* [Prompt]
Return, without pictures, the lines from the start of the data through the one that contains "const boxY = [0.0674, 0.0674, 0.0713, 0.0713, 0.0674];".

+++ Dataset section

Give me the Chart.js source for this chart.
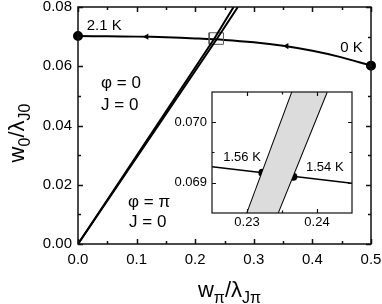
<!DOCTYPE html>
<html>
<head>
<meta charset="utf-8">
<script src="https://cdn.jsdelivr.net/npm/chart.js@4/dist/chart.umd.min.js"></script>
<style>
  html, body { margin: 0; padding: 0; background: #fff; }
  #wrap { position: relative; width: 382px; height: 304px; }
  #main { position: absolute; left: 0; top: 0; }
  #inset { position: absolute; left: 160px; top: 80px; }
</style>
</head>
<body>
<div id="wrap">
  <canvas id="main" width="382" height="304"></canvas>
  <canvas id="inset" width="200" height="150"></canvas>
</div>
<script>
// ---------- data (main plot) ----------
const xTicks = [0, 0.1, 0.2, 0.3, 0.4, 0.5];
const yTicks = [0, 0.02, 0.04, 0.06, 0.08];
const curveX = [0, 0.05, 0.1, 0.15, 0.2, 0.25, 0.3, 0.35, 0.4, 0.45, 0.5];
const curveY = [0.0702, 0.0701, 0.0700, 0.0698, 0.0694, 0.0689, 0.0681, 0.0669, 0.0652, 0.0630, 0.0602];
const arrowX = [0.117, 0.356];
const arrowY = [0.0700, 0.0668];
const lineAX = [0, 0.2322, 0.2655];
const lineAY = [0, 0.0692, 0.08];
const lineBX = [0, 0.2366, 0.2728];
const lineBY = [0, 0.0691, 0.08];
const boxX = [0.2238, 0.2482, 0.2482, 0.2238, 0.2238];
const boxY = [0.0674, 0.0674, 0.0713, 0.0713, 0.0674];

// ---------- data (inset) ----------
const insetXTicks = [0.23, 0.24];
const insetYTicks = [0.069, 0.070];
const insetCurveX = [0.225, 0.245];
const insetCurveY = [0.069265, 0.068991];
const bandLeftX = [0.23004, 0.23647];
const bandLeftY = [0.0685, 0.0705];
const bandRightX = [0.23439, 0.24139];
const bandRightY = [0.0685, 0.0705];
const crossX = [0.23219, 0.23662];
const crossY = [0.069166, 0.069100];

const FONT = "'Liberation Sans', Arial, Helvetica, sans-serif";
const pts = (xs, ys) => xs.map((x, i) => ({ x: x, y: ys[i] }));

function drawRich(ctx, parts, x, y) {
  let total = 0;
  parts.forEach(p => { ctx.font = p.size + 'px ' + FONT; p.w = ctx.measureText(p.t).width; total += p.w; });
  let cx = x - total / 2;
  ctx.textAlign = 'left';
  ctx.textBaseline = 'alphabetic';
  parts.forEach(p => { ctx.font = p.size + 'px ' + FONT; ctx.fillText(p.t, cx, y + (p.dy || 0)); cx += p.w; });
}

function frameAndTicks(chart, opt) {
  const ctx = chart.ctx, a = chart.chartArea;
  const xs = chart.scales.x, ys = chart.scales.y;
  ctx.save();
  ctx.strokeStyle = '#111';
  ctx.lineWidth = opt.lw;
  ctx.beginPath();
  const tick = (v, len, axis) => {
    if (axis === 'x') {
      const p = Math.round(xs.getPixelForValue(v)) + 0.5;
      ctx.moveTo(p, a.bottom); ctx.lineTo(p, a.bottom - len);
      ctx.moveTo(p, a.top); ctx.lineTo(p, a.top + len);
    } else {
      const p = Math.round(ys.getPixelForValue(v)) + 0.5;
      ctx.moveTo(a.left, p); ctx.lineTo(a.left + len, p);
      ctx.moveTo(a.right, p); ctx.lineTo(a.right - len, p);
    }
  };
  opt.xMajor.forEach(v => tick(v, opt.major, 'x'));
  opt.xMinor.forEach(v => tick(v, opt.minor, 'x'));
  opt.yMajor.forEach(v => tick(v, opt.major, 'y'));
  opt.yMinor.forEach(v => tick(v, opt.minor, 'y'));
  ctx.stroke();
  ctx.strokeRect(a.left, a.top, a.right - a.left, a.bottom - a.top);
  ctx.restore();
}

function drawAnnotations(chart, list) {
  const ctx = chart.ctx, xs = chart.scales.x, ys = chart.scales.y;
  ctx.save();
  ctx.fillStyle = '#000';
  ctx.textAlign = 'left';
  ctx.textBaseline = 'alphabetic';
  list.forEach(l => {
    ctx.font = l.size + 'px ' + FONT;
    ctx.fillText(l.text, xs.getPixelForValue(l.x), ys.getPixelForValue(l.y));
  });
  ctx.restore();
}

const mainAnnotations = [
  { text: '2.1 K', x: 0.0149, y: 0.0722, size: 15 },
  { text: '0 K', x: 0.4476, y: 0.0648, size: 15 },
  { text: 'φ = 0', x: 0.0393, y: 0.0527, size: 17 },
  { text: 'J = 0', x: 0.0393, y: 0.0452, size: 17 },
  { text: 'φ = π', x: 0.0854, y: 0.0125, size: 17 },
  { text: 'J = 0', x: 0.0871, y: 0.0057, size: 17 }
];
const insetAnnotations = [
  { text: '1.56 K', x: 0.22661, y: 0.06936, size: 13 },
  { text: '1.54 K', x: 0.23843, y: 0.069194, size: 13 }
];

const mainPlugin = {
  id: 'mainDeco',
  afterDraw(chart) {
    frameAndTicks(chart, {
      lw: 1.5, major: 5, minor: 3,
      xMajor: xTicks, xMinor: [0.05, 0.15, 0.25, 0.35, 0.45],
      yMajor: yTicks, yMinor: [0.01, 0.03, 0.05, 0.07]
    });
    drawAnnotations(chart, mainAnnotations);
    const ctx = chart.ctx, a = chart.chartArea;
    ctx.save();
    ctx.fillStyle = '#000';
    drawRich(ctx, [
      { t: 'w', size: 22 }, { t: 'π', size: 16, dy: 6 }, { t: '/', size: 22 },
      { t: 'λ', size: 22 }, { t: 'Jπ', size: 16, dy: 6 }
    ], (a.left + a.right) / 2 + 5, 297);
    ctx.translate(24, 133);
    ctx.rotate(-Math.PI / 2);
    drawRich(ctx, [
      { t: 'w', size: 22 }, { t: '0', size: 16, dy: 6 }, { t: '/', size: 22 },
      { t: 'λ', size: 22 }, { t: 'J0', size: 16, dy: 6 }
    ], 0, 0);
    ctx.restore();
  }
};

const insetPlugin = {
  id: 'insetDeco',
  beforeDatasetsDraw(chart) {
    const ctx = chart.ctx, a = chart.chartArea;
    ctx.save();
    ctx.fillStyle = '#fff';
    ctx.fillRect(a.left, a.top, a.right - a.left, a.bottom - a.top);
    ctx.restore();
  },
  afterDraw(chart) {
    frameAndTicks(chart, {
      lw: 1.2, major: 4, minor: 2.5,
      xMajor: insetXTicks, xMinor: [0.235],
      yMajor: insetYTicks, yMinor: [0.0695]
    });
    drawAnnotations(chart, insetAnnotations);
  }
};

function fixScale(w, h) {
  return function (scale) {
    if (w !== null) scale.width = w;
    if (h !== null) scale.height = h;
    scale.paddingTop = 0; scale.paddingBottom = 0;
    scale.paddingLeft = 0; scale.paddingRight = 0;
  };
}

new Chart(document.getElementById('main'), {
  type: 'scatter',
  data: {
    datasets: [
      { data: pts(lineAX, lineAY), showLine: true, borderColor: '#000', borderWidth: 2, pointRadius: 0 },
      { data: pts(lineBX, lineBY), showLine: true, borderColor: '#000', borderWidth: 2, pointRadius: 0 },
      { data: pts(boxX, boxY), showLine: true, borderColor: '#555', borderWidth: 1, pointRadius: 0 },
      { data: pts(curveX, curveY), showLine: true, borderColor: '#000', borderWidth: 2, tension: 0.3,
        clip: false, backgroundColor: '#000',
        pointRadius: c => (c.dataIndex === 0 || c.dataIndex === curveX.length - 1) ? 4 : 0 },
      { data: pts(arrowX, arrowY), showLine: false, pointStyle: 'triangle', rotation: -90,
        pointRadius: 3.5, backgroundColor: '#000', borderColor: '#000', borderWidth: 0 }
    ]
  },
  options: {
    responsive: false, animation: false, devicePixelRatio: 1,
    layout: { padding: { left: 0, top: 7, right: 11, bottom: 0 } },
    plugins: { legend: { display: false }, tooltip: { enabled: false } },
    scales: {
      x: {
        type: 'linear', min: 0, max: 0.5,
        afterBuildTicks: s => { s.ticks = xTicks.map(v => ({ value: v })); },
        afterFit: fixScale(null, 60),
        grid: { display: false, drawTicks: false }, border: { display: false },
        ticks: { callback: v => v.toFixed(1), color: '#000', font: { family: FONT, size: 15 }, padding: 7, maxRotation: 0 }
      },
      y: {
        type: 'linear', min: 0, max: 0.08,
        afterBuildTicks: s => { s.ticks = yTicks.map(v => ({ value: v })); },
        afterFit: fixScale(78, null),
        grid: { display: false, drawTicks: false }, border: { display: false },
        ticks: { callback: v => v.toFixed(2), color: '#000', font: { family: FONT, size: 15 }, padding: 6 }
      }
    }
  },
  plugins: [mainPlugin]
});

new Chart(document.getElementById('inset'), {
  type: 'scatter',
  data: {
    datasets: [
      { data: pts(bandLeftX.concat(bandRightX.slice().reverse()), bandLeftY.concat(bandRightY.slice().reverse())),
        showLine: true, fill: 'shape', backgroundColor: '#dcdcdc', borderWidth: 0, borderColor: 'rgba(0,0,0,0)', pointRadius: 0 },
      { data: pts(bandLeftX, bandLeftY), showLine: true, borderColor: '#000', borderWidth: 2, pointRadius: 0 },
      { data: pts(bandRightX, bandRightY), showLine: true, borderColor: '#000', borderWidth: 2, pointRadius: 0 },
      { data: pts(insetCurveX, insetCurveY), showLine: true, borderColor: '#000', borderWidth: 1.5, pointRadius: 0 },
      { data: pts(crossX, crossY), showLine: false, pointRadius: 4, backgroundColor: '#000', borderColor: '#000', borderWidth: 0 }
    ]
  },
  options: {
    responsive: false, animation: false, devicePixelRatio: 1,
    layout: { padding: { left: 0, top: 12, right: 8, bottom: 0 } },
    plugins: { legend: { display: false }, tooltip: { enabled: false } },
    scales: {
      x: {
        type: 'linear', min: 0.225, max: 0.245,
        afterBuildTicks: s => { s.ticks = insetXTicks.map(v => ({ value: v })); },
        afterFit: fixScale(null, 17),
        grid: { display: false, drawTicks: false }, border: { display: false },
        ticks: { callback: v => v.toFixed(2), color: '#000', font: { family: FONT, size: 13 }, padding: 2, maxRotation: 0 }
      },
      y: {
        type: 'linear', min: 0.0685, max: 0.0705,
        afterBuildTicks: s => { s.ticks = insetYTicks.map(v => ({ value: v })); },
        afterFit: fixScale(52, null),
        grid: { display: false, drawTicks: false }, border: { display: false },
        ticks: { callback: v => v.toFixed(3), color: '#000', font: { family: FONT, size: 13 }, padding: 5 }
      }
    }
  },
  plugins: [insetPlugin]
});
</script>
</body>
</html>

++++++

* [Exercise solution]
Give me the Chart.js source for this chart.
<!DOCTYPE html>
<html>
<head>
<meta charset="utf-8">
<script src="https://cdn.jsdelivr.net/npm/chart.js@4/dist/chart.umd.min.js"></script>
<style>
  html, body { margin: 0; padding: 0; background: #fff; }
  #wrap { position: relative; width: 382px; height: 304px; }
  #main { position: absolute; left: 0; top: 0; }
  #inset { position: absolute; left: 160px; top: 80px; }
</style>
</head>
<body>
<div id="wrap">
  <canvas id="main" width="382" height="304"></canvas>
  <canvas id="inset" width="200" height="150"></canvas>
</div>
<script>
// ---------- data (main plot) ----------
const xTicks = [0, 0.1, 0.2, 0.3, 0.4, 0.5];
const yTicks = [0, 0.02, 0.04, 0.06, 0.08];
const curveX = [0, 0.05, 0.1, 0.15, 0.2, 0.25, 0.3, 0.35, 0.4, 0.45, 0.5];
const curveY = [0.0702, 0.0701, 0.0700, 0.0698, 0.0694, 0.0689, 0.0681, 0.0669, 0.0652, 0.0630, 0.0602];
const arrowX = [0.117, 0.356];
const arrowY = [0.0700, 0.0668];
const lineAX = [0, 0.2322, 0.2655];
const lineAY = [0, 0.0692, 0.08];
const lineBX = [0, 0.2366, 0.2728];
const lineBY = [0, 0.0691, 0.08];
const boxX = [0.2238, 0.2482, 0.2482, 0.2238, 0.2238];
const boxY = [0.0674, 0.0674, 0.0713, 0.0713, 0.0674];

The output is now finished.